Wednesday, June 22, 2011

Both my panels for PAX dev were accepted!

Very exciting for me. I submitted two panels.

What every programmer should know about memory
An unconference style tribute to Ulrich Drepper's paper of the same name (http://goo.gl/EoiZE). Come find out what a cache line is and why you should care. Go under the hood of CC-NUMA architectures and find out what it takes to provide cache coherency in the face of a variety synchronization primitives and memory models. Learn about the Java memory model and the upcoming C++11x memory model. Discuss the various tradeoffs between single-thread performance and multi-thread scalability associated with CC-NUMA architectures.

and

Tools for scaling out instead of scaling up 
The popularity of scale out architectures has led to the development of a new generation of tools for building distributed systems. Distributed agreement protocols, databases, filesystems, and map-reduce frameworks provide the scalable, fault-tolerant, and highly available building blocks necessary to develop scalable applications and services. In this session Ariel Weisberg, Software Engineer @ VoltDB leads a series of as yet unknown panelists in providing an overview of the new tools on the block by describing the problem each tools solves and how they solve it. We will be discussing Hadoop, ZooKeeper, Dynamo (Riak, Voltdemort, and Cassandra), MongoDB, and VoltDB.

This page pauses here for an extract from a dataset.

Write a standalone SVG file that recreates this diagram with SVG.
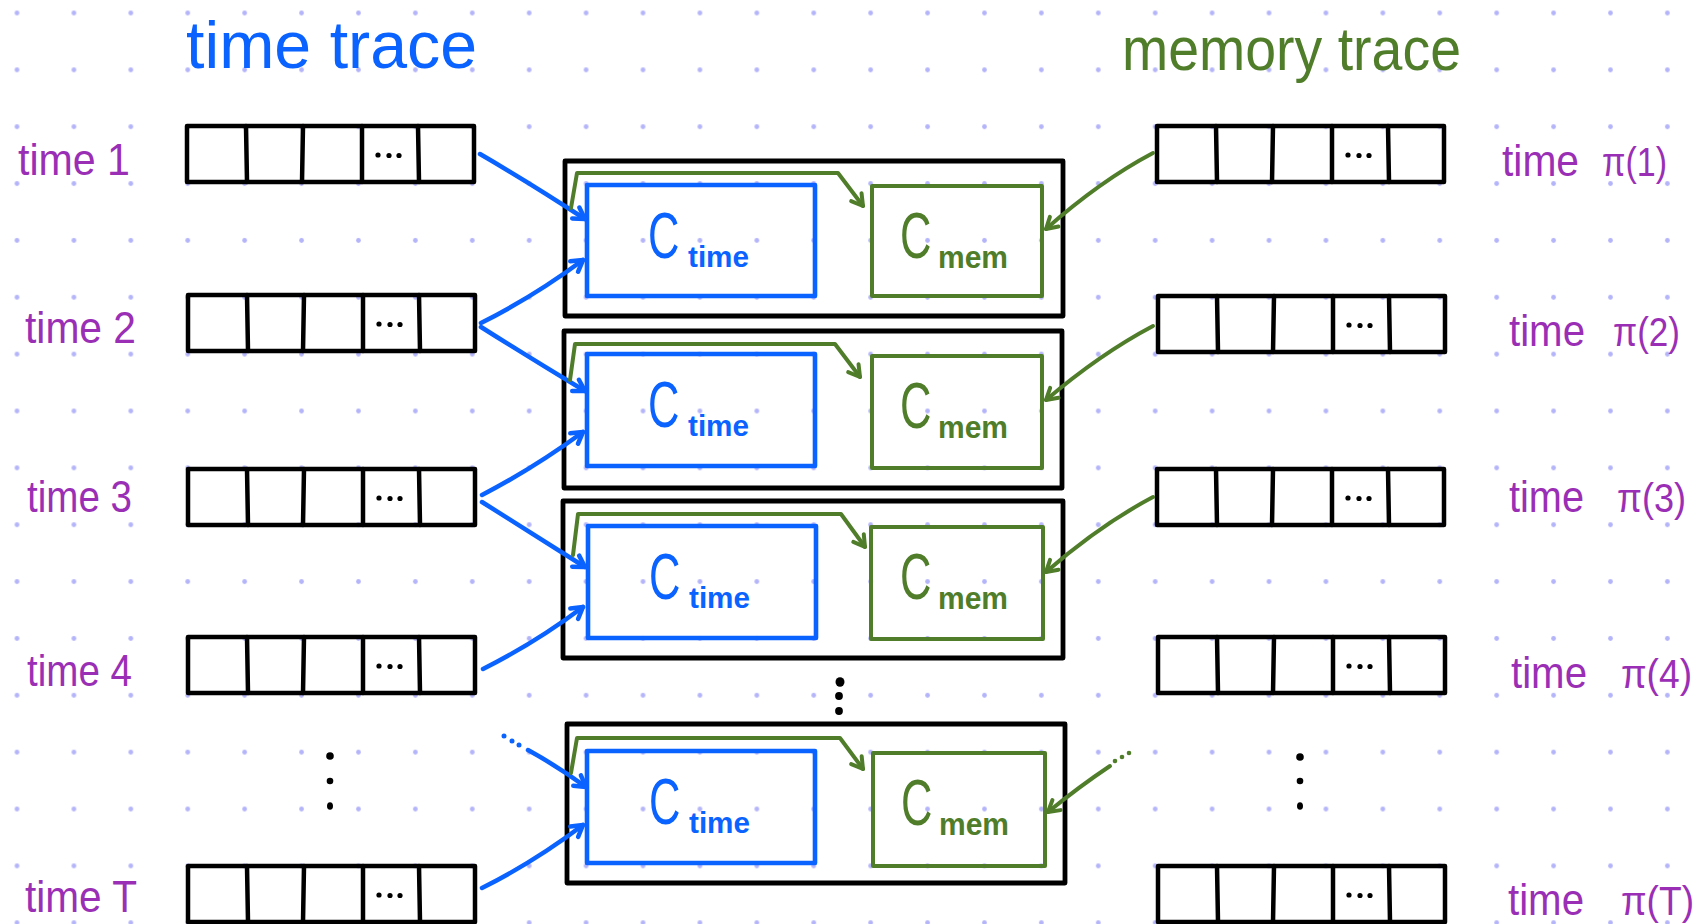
<svg xmlns="http://www.w3.org/2000/svg" xmlns:xlink="http://www.w3.org/1999/xlink" width="1699" height="924" viewBox="0 0 1699 924">
<style>
.arr{fill:none;stroke:#000;stroke-width:4.5;stroke-linejoin:round;stroke-linecap:round}
.outer{fill:none;stroke:#000;stroke-width:4.8;stroke-linejoin:round}
.ct{fill:none;stroke:#0a62ff;stroke-width:4.6;stroke-linejoin:round}
.cm{fill:none;stroke:#507d2a;stroke-width:4;stroke-linejoin:round}
.lb{fill:none;stroke:#0a62ff;stroke-width:4.5;stroke-linecap:round;stroke-linejoin:round}
.lg{fill:none;stroke:#507d2a;stroke-width:4;stroke-linecap:round;stroke-linejoin:round}
.lbl{font-family:"Liberation Sans","Noto Sans",sans-serif;fill:#9a2fb5;font-size:44px}
.pi{font-size:40px}
.ttl{font-family:"Liberation Sans","Noto Sans",sans-serif}
.bigc{font-family:"Liberation Sans","Noto Sans",sans-serif;font-size:64px}
.sub{font-family:"Liberation Sans","Noto Sans",sans-serif;font-weight:bold}
.tb{fill:#0a62ff}
.tg{fill:#507d2a}
</style>
<defs>
<pattern id="grid" x="-11.455" y="-15.43" width="56.91" height="56.86" patternUnits="userSpaceOnUse">
<circle cx="28.455" cy="28.43" r="2.4" fill="#b4b4fa"/>
</pattern>
<g id="cells">
<rect class="arr" x="0" y="0" width="287" height="56"/>
<path class="arr" d="M59,0 L60,56 M116,0 L115,56 M175,0 L175,56 M231,0 L232,56"/>
<circle cx="191" cy="29" r="2.6"/><circle cx="202" cy="29.5" r="2.6"/><circle cx="212" cy="29.5" r="2.6"/>
</g>
<marker id="ab" markerUnits="userSpaceOnUse" viewBox="-15 -15 30 30" markerWidth="30" markerHeight="30" refX="0" refY="0" orient="auto">
<path d="M-11,-6.5 L0,0 L-11,6.5" fill="none" stroke="#0a62ff" stroke-width="4.5" stroke-linecap="round" stroke-linejoin="round"/>
</marker>
<marker id="ag" markerUnits="userSpaceOnUse" viewBox="-15 -15 30 30" markerWidth="30" markerHeight="30" refX="0" refY="0" orient="auto">
<path d="M-11,-6.5 L0,0 L-11,6.5" fill="none" stroke="#507d2a" stroke-width="4" stroke-linecap="round" stroke-linejoin="round"/>
</marker>
</defs>
<rect width="1699" height="924" fill="#fff"/>
<rect width="1699" height="924" fill="url(#grid)"/>

<g id="title-time"><text class="ttl" x="186" y="68" font-size="66" fill="#0a62ff" textLength="291" lengthAdjust="spacingAndGlyphs">time trace</text></g>
<g id="title-mem"><text class="ttl" x="1122" y="70" font-size="62" fill="#507d2a" textLength="339" lengthAdjust="spacingAndGlyphs">memory trace</text></g>

<g id="left-labels">
<text class="lbl" x="18" y="175" textLength="112" lengthAdjust="spacingAndGlyphs">time 1</text>
<text class="lbl" x="25" y="343" textLength="111" lengthAdjust="spacingAndGlyphs">time 2</text>
<text class="lbl" x="27" y="512" textLength="105" lengthAdjust="spacingAndGlyphs">time 3</text>
<text class="lbl" x="27" y="686" textLength="105" lengthAdjust="spacingAndGlyphs">time 4</text>
<text class="lbl" x="25" y="912" textLength="112" lengthAdjust="spacingAndGlyphs">time T</text>
</g>

<g id="left-arrays">
<use xlink:href="#cells" href="#cells" transform="translate(187,126)"/>
<use xlink:href="#cells" href="#cells" transform="translate(188,295)"/>
<use xlink:href="#cells" href="#cells" transform="translate(188,469)"/>
<use xlink:href="#cells" href="#cells" transform="translate(188,637)"/>
<use xlink:href="#cells" href="#cells" transform="translate(188,866)"/>
<circle cx="330" cy="756" r="3.8"/><circle cx="330" cy="781" r="3.3"/><ellipse cx="330" cy="806" rx="3" ry="3.8"/>
</g>

<g id="right-arrays">
<use xlink:href="#cells" href="#cells" transform="translate(1157,126)"/>
<use xlink:href="#cells" href="#cells" transform="translate(1158,296)"/>
<use xlink:href="#cells" href="#cells" transform="translate(1157,469)"/>
<use xlink:href="#cells" href="#cells" transform="translate(1158,637)"/>
<use xlink:href="#cells" href="#cells" transform="translate(1158,866)"/>
<circle cx="1300" cy="757" r="3.8"/><circle cx="1300" cy="781" r="3.3"/><ellipse cx="1300" cy="806" rx="3" ry="3.8"/>
</g>

<g id="right-labels">
<text class="lbl"><tspan x="1502" y="176" textLength="77" lengthAdjust="spacingAndGlyphs">time</tspan> <tspan class="pi" x="1602" y="176" textLength="65" lengthAdjust="spacingAndGlyphs">π(1)</tspan></text>
<text class="lbl"><tspan x="1509" y="346" textLength="76" lengthAdjust="spacingAndGlyphs">time</tspan> <tspan class="pi" x="1613" y="346" textLength="67" lengthAdjust="spacingAndGlyphs">π(2)</tspan></text>
<text class="lbl"><tspan x="1509" y="512" textLength="75" lengthAdjust="spacingAndGlyphs">time</tspan> <tspan class="pi" x="1617" y="512" textLength="69" lengthAdjust="spacingAndGlyphs">π(3)</tspan></text>
<text class="lbl"><tspan x="1511" y="688" textLength="76" lengthAdjust="spacingAndGlyphs">time</tspan> <tspan class="pi" x="1621" y="688" textLength="71" lengthAdjust="spacingAndGlyphs">π(4)</tspan></text>
<text class="lbl"><tspan x="1508" y="915" textLength="76" lengthAdjust="spacingAndGlyphs">time</tspan> <tspan class="pi" x="1621" y="915" textLength="73" lengthAdjust="spacingAndGlyphs">π(T)</tspan></text>
</g>

<g id="block-1">
<rect class="outer" x="565" y="161" width="498" height="155"/>
<rect class="ct" x="587" y="185" width="228" height="111"/>
<rect class="cm" x="872" y="186" width="170" height="110"/>
<text class="bigc tb" transform="translate(648,258) scale(0.68,1)">C</text>
<text class="sub tb" x="688" y="267" font-size="30" textLength="61" lengthAdjust="spacingAndGlyphs">time</text>
<text class="bigc tg" transform="translate(900,258) scale(0.68,1)">C</text>
<text class="sub tg" x="938" y="268" font-size="32" textLength="70" lengthAdjust="spacingAndGlyphs">mem</text>
</g>
<g id="block-2">
<rect class="outer" x="564" y="331" width="498" height="157"/>
<rect class="ct" x="587" y="354" width="228" height="112"/>
<rect class="cm" x="872" y="356" width="170" height="112"/>
<text class="bigc tb" transform="translate(648,427) scale(0.68,1)">C</text>
<text class="sub tb" x="688" y="436" font-size="30" textLength="61" lengthAdjust="spacingAndGlyphs">time</text>
<text class="bigc tg" transform="translate(900,428) scale(0.68,1)">C</text>
<text class="sub tg" x="938" y="438" font-size="32" textLength="70" lengthAdjust="spacingAndGlyphs">mem</text>
</g>
<g id="block-3">
<rect class="outer" x="563" y="501" width="500" height="157"/>
<rect class="ct" x="588" y="526" width="228" height="112"/>
<rect class="cm" x="871" y="527" width="172" height="112"/>
<text class="bigc tb" transform="translate(649,599) scale(0.68,1)">C</text>
<text class="sub tb" x="689" y="608" font-size="30" textLength="61" lengthAdjust="spacingAndGlyphs">time</text>
<text class="bigc tg" transform="translate(900,599) scale(0.68,1)">C</text>
<text class="sub tg" x="938" y="609" font-size="32" textLength="70" lengthAdjust="spacingAndGlyphs">mem</text>
</g>
<g id="dots-mid">
<ellipse cx="840" cy="682" rx="4.5" ry="4.8"/><circle cx="839" cy="696" r="3.9"/><circle cx="839" cy="711" r="3.9"/>
</g>
<g id="block-4">
<rect class="outer" x="567" y="724" width="498" height="159"/>
<rect class="ct" x="587" y="751" width="228" height="112"/>
<rect class="cm" x="873" y="753" width="172" height="113"/>
<text class="bigc tb" transform="translate(649,824) scale(0.68,1)">C</text>
<text class="sub tb" x="689" y="833" font-size="30" textLength="61" lengthAdjust="spacingAndGlyphs">time</text>
<text class="bigc tg" transform="translate(901,825) scale(0.68,1)">C</text>
<text class="sub tg" x="939" y="835" font-size="32" textLength="70" lengthAdjust="spacingAndGlyphs">mem</text>
</g>

<g id="connectors">
<path class="lb" marker-end="url(#ab)" d="M480,154 Q530,183 585,219"/>
<path class="lb" marker-end="url(#ab)" d="M481,323 Q533,297 583,260"/>
<path class="lb" marker-end="url(#ab)" d="M481,327 Q530,358 585,391"/>
<path class="lb" marker-end="url(#ab)" d="M482,495 Q534,468 583,432"/>
<path class="lb" marker-end="url(#ab)" d="M482,502 Q531,533 585,567"/>
<path class="lb" marker-end="url(#ab)" d="M483,669 Q535,643 583,607"/>
<g fill="#0a62ff"><circle cx="504" cy="736" r="2.5"/><circle cx="512" cy="741" r="2.5"/><circle cx="519" cy="745" r="2.5"/></g>
<path class="lb" marker-end="url(#ab)" d="M528,750 Q557,766 586,787"/>
<path class="lb" marker-end="url(#ab)" d="M482,888 Q534,862 583,825"/>

<path class="lg" marker-end="url(#ag)" d="M1153,153 Q1100,181 1046,229"/>
<path class="lg" marker-end="url(#ag)" d="M1153,326 Q1100,354 1046,400"/>
<path class="lg" marker-end="url(#ag)" d="M1153,497 Q1100,525 1046,572"/>
<g fill="#507d2a"><circle cx="1129" cy="753" r="2.3"/><circle cx="1122" cy="757" r="2.3"/><circle cx="1115" cy="761" r="2.3"/></g>
<path class="lg" marker-end="url(#ag)" d="M1110,766 Q1080,786 1048,812"/>

<path class="lg" marker-end="url(#ag)" d="M571,208 L577,173 L838,173 L863,206"/>
<path class="lg" marker-end="url(#ag)" d="M570,380 L575,344 L835,344 L860,377"/>
<path class="lg" marker-end="url(#ag)" d="M573,555 L578,514 L841,514 L865,547"/>
<path class="lg" marker-end="url(#ag)" d="M571,773 L577,738 L840,738 L863,769"/>
</g>
</svg>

I am looking for panelists!

I am supposed to have a committed panelists by July 8th with a 340x420 head shot and an 80 word profile for each panelist. Presumably they start printing schedules at that point. Late comers are still welcome as the content of the panel is the most important thing.

The content of the panels is fungible and highly fungible in the case of "Tools for scaling out instead of scaling up." I want to focus the on the strengths and experience of the panelists.